The project was reactivated after the war and the script was rewritten by Marguerite Roberts. The producer was Pandro S. Berman, who had worked on Gunga Din. It was one of two Kipling-orientated films being made by the studio at the time, the other being Kim.
In May 1950, it was announced the movie would be one of the first starring Stewart Granger under his new seven-year contract with MGM following the success of King Solomon's Mines – the others were a remake of Scaramouche and Robinson Crusoe. The latter film was never made.
The initial cast was to be Granger, Gene Kelly and Walter Pidgeon. Granger was to play Irishman Terence Mulvaney, with the other lead characters called Ortheris and Learoyd. Tay Garnett signed to direct. Eventually Kelly dropped out and David Niven and Cyril Cusack signed on to star. Greta Gynt was given her first role in American films as the female lead.

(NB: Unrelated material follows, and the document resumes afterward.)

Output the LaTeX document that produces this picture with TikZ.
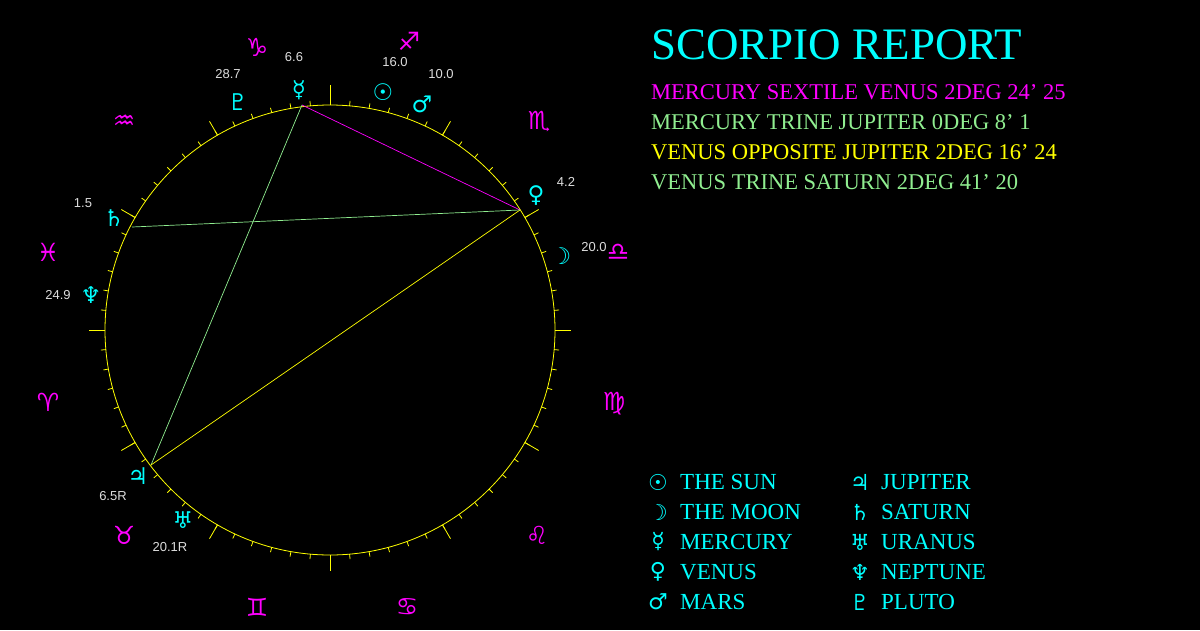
\documentclass[tikz,border=0pt]{standalone}
\usepackage{fontspec}
\setmainfont{Liberation Serif}
\newfontfamily\glyphs{DejaVu Sans}
\newfontfamily\numfont{Liberation Sans}
\definecolor{cy}{HTML}{00FFFF}
\definecolor{mg}{HTML}{FF00FF}
\definecolor{yl}{HTML}{FFFF00}
\definecolor{lg}{HTML}{90EE90}
\definecolor{gr}{HTML}{DDDDDD}
\begin{document}
\begin{tikzpicture}[x=1pt,y=-1pt,
  planet/.style={text=cy,font=\glyphs\fontsize{23}{23}\selectfont,inner sep=0},
  sign/.style={text=mg,font=\glyphs\fontsize{25}{25}\selectfont,inner sep=0},
  deg/.style={text=gr,font=\numfont\fontsize{13}{13}\selectfont,inner sep=0},
  aspect/.style={text=#1,font=\fontsize{22.5}{22.5}\selectfont,anchor=west,inner sep=0},
  legend/.style={text=cy,font=\fontsize{23}{23}\selectfont,anchor=west,inner sep=0},
  lglyph/.style={text=cy,font=\glyphs\fontsize{22}{22}\selectfont,inner sep=0}]
\fill[black] (0,0) rectangle (1200,630);
\useasboundingbox (0,0) rectangle (1200,630);
\draw[yl,line width=0.8pt] (330,330) circle (225);
\foreach \a in {0,5,...,355}{
  \draw[yl,line width=0.8pt] ({330+225*cos(\a)},{330-225*sin(\a)}) -- ({330+230*cos(\a)},{330-230*sin(\a)});}
\foreach \a in {0,30,...,330}{
  \draw[yl,line width=0.8pt] ({330+225*cos(\a)},{330-225*sin(\a)}) -- ({330+241*cos(\a)},{330-241*sin(\a)});}
\draw[yl,line width=0.8pt] (330,105) -- (330,85);
% aspect endpoints
\coordinate (pme) at (302,105);
\coordinate (pve) at (520,210);
\coordinate (pju) at (151,465);
\coordinate (psa) at (132,227);
\draw[mg,line width=0.7pt] (pme) -- (pve);
\draw[lg,line width=0.7pt] (pme) -- (pju);
\draw[yl,line width=0.7pt] (pve) -- (pju);
\draw[lg,line width=0.7pt] (pve) -- (psa);
% planets
\node[planet] (me) at (299,90) {☿};
\node[planet] (su) at (383,92) {☉};
\node[planet] (ma) at (422,104) {♂};
\node[planet] (pl) at (238,102) {♇};
\node[planet] (ve) at (536,196) {♀};
\node[planet] (mo) at (561,256) {☽};
\node[planet] (sa) at (114,218) {♄};
\node[planet] (ne) at (91,295) {♆};
\node[planet] (ju) at (138,476) {♃};
\node[planet] (ur) at (183,520) {♅};
\node[deg] (dme) at (294,57) {6.6};
\node[deg] (dsu) at (395,62) {16.0};
\node[deg] (dma) at (441,74) {10.0};
\node[deg] (dpl) at (228,74) {28.7};
\node[deg] (dve) at (566,182) {4.2};
\node[deg] (dmo) at (594,247) {20.0};
\node[deg] (dsa) at (83,203) {1.5};
\node[deg] (dne) at (58,295) {24.9};
\node[deg] (dju) at (113,496) {6.5R};
\node[deg] (dur) at (170,547) {20.1R};
% signs
\node[sign] (cap) at (257,47) {♑};
\node[sign] (sag) at (409,41) {♐};
\node[sign] (sco) at (539,122) {♏};
\node[sign] (lib) at (618,252) {♎};
\node[sign] (vir) at (614,404) {♍};
\node[sign] (leo) at (537,535) {♌};
\node[sign] (can) at (407,607) {♋};
\node[sign] (gem) at (257,607) {♊};
\node[sign] (tau) at (124,535) {♉};
\node[sign] (ari) at (48,402) {♈};
\node[sign] (pis) at (48,252) {♓};
\node[sign] (aqu) at (124,122) {♒};
% text
\node[text=cy,font=\fontsize{45}{45}\selectfont,anchor=west,inner sep=0] (title) at (651,45) {SCORPIO REPORT};
\node[aspect=mg] (a1) at (651,92) {MERCURY SEXTILE VENUS 2DEG 24' 25};
\node[aspect=lg] (a2) at (651,122) {MERCURY TRINE JUPITER 0DEG 8' 1};
\node[aspect=yl] (a3) at (651,152) {VENUS OPPOSITE JUPITER 2DEG 16' 24};
\node[aspect=lg] (a4) at (651,182) {VENUS TRINE SATURN 2DEG 41' 20};
\foreach \g/\t/\y [count=\i] in {☉/THE SUN/482,☽/THE MOON/512,☿/MERCURY/542,♀/VENUS/572,♂/MARS/602}{
  \node[lglyph] (lg\i) at (658,\y) {\g};
  \node[legend] (lt\i) at (680,\y) {\t};}
\foreach \g/\t/\y [count=\i] in {♃/JUPITER/482,♄/SATURN/512,♅/URANUS/542,♆/NEPTUNE/572,♇/PLUTO/602}{
  \node[lglyph] (rg\i) at (860,\y) {\g};
  \node[legend] (rt\i) at (881,\y) {\t};}
\end{tikzpicture}
\end{document}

The bulk of the story was taken from Kipling's "The Incarnation of Krishna Mulvaney". Pandro S. Berman told the New York Times he was aware the story was politically tricky:
We are making a rough and tumble brawling comedy with three British soldiers out of a Kipling work as major characters and that presents major problems. The people of India hated Kipling. As to the British, how they will react when we show three roistering, drunken Tommies on the screen is a question. When I produced Gunga Din at RKO in 1938 it was banned in India and efforts were made to stop it being shown in the British Isles. But if we were to film Soldiers Three to please either Britain or India we would have to make it much too dull to for our much bigger audience here at home.
Nonetheless Berman insisted on the creation of a new character, Gobind Lal, a peaceful Indian, who was not in the Kipling original, although care was taken that Lal did not resemble Mahatma Gandhi too closely. The final scene was altered so that Indian rebels laid down their arms to indicate their support of passive resistance. Berman also arranged for Mulvaney's irreverence to the Hindu god Krishna to be removed so as not to offend Indians.
Further changes were made when it was realised that Granger could not do an Irish accent – the character of Mulvaney was changed to the Cockney "Ackroyd" (Granger could do Cockney). Once this change was made, Berman decided that the other two lead characters should also have their names changed, to Malloy and Sykes, to emphasise that the work was more of an MGM original than derived from Kipling.
[The cast and story] should have made a good picture, but the miscasting of one principal, which I failed to recognize until it was too late, threw the show completely out of balance. Trying to restore equilibrium with jokes and gags was like trying to cure bubonic plague with warm beer.
Stewart Granger later said he enjoyed working with stuntman Yakima Canutt on the film, "but the script. Oh dear! If Metro had planned to ruin my career they couldn't have chosen a better subject."
According to MGM records the movie earned $1,016,000 in the US and Canada and $1,221,000 overseas, making a profit of $23,000.